Let's review two equations:

$\sigma_b = \dfrac {My}{I}$, where $\sigma_b$ is the normal stress induced by the bending moment $M$, and $I$ is the moment of inertia. For circle, $I = \dfrac {\pi d^4}{64}$, where $d$ is the diameter of the circle.

$\tau = \dfrac {TL}{J}$, where $\tau$ is the shear stress induced by the torsional force $T$, and $J$ is the polar moment of inertia, sometimes written as $I_p$. For circular shape, $J$ or $I_p = \dfrac {\pi d^4}{32}$

The cantilever beam in the example subjects to combined stresses of "tension", "bending", "shear" and "torsion". Therefore,

$\sigma_{A,B} = \dfrac {F_t}{A} \pm \dfrac {My}{I_x}$ - $Normal Stress$

$\tau_{A,B} = \sqrt (F_y/A)^2 + (TL/I_p)^2$ - $Shear Stress$

enter image description here

Note: The concept above ($"M" vs "I"$; $"T" vs "I_p"$) applies to all shapes but differs in the form of the polar moment of inertia ($I_p$ or $J$).

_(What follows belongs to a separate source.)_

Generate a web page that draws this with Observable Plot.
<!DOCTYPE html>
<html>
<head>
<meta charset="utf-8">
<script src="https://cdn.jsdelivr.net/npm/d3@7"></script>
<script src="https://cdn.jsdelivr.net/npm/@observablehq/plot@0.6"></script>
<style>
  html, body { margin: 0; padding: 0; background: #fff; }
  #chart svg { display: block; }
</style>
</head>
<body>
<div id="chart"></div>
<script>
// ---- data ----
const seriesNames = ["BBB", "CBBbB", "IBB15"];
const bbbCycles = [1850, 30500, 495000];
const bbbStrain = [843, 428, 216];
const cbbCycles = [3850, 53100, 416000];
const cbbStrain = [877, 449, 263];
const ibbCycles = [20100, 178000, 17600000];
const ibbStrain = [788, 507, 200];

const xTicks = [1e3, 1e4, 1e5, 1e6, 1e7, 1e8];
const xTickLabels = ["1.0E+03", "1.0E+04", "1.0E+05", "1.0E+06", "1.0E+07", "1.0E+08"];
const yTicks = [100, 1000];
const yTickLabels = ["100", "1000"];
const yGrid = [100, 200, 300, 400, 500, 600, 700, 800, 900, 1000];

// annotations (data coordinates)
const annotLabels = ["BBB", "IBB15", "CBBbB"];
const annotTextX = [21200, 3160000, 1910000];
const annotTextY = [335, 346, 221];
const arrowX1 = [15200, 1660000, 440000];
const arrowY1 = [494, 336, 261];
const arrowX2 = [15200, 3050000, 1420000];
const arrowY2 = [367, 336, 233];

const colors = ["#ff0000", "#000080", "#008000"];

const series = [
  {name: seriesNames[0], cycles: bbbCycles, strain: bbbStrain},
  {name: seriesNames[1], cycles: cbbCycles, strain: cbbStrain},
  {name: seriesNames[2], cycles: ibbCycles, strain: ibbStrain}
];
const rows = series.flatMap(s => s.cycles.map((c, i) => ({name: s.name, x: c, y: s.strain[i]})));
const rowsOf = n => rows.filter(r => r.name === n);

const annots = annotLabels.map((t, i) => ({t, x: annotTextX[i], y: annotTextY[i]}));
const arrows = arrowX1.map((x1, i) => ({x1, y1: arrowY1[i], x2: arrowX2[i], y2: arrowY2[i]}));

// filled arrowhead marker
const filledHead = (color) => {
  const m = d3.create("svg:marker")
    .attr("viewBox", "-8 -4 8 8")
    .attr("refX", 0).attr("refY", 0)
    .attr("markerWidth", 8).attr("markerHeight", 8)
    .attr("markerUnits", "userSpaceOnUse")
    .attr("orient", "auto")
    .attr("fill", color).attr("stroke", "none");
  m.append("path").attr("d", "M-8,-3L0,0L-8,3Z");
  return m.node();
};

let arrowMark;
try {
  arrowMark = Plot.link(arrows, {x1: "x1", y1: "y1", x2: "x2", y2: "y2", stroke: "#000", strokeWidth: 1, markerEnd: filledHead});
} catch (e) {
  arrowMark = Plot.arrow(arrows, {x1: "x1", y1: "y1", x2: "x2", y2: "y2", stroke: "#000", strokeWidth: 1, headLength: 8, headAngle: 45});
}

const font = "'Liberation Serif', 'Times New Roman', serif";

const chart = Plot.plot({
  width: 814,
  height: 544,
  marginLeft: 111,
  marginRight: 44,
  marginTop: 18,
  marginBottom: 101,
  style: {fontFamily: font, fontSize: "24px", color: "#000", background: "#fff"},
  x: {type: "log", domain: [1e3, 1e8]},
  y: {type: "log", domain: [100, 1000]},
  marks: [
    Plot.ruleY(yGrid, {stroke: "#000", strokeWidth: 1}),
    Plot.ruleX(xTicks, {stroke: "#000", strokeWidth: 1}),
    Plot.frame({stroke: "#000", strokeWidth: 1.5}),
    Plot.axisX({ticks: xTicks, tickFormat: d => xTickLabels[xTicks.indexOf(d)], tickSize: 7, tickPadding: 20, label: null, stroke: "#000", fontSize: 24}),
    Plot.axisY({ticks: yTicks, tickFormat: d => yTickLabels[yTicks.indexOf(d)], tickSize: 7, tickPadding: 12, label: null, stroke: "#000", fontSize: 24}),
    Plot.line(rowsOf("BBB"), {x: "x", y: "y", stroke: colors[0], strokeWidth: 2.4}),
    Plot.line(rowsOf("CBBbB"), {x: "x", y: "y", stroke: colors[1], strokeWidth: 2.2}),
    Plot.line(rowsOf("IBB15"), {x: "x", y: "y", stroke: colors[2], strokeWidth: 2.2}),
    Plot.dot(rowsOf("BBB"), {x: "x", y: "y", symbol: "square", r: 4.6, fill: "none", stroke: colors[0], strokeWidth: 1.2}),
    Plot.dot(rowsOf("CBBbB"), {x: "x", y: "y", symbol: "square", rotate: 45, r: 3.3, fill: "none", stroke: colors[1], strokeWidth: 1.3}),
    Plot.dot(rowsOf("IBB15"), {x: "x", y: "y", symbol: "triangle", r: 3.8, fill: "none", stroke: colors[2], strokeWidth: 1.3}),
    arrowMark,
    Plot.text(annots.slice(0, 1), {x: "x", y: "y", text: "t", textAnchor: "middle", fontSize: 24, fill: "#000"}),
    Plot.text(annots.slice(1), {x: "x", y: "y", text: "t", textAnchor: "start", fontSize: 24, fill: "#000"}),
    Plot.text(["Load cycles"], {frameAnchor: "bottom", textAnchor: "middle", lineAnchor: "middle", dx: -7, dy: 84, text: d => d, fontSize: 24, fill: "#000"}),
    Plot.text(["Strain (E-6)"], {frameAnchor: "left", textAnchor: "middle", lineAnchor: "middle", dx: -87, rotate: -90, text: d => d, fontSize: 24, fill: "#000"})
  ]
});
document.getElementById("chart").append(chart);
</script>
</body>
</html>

For a circular shaft, the maximum and minimum stresses always fall on the perimeter at the opposite points (extreme points). The locations depend on the direction of the bending moment and the nature of the axial force, whether it is a tensile or compressive force. You can stop at finding and expressing the shear stress and normal stress separately for most of the practical concerns, but occasionally (especially for academic works), you might need to consider the maximum point stress by combining the shear stress and normal stress using the method of "square root of squares, $c = \sqrt{a^2 + b^2}$).

Note, the maximum/minimum stress locations stated above do not hold for other shapes.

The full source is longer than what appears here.